* _INSTRUCTIONS TO FOLLOW_: In the data below, find each line containing the string "this" and return it.

* _PROVIDED INFORMATION_:
☆ ☆ ☆ ☆
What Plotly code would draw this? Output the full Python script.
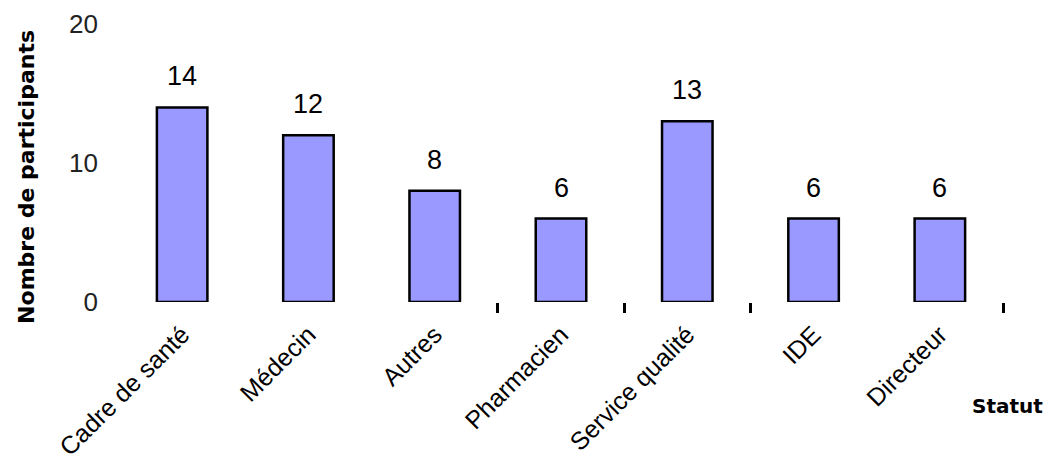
☆ ☆ ☆ ☆
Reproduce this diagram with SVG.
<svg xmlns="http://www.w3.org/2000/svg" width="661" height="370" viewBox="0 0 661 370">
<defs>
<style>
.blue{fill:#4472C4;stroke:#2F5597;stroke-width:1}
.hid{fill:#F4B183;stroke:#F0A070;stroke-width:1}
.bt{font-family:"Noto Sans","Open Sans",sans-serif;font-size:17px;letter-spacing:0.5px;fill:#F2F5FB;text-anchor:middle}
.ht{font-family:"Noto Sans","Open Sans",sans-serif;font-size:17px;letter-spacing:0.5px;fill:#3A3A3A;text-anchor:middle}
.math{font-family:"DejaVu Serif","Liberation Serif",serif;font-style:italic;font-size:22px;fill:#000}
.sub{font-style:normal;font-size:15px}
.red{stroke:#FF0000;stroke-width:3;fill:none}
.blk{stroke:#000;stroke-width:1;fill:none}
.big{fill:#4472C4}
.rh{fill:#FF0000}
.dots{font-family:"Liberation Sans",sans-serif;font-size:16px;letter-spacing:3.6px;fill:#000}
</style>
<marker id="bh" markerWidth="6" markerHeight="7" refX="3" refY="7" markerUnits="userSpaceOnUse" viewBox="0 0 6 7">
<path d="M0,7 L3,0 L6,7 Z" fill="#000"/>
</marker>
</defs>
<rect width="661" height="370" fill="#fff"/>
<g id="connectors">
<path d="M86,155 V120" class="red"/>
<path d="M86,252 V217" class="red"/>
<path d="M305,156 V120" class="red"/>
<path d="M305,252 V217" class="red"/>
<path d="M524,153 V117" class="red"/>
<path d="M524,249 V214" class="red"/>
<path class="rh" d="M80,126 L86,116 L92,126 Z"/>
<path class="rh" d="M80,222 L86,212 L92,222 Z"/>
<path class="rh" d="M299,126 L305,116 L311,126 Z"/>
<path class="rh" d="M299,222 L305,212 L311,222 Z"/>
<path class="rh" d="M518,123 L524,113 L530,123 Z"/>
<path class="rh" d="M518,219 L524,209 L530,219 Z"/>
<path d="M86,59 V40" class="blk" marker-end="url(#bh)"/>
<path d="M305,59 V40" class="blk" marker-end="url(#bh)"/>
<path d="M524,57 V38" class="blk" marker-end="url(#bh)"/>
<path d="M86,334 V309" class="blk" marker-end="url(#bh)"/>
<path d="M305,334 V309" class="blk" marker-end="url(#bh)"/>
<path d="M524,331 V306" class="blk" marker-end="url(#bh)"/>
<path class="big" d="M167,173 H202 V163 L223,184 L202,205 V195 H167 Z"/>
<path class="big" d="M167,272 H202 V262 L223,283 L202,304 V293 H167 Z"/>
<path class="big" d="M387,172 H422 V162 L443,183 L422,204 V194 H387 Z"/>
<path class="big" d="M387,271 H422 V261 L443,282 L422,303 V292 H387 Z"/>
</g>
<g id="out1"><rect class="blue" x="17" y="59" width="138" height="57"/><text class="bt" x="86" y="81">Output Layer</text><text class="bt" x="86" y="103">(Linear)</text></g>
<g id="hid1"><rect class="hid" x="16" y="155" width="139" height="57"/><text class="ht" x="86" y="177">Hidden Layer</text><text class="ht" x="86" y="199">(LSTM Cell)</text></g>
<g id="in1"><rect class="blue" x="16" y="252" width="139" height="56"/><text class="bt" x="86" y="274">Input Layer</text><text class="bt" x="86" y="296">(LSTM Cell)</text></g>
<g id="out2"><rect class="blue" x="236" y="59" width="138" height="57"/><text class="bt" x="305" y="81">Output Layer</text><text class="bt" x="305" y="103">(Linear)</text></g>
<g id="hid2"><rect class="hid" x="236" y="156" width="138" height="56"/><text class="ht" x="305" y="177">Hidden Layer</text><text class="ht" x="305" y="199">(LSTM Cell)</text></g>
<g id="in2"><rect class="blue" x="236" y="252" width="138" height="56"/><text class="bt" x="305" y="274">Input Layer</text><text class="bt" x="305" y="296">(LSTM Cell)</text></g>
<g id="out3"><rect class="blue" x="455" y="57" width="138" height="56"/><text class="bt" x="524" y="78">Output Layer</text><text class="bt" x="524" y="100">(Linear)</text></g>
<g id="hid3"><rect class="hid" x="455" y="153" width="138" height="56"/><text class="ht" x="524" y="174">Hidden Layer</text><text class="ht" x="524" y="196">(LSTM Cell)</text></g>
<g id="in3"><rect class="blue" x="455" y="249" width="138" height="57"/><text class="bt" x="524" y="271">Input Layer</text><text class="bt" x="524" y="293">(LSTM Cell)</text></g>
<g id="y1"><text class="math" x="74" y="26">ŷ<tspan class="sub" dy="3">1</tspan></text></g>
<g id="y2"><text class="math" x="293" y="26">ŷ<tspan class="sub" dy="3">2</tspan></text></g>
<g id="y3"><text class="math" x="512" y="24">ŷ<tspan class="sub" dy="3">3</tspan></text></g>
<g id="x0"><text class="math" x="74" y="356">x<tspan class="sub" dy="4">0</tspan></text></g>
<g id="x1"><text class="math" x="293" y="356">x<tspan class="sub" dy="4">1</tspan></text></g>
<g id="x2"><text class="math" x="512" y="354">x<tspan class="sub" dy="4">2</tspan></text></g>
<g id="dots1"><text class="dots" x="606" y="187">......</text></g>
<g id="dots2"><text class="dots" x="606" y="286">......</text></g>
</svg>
☆ ☆ ☆ ☆
* _THE RESPONSE_:
What Plotly code would draw this? Output the full Python script.
Reproduce this diagram with SVG.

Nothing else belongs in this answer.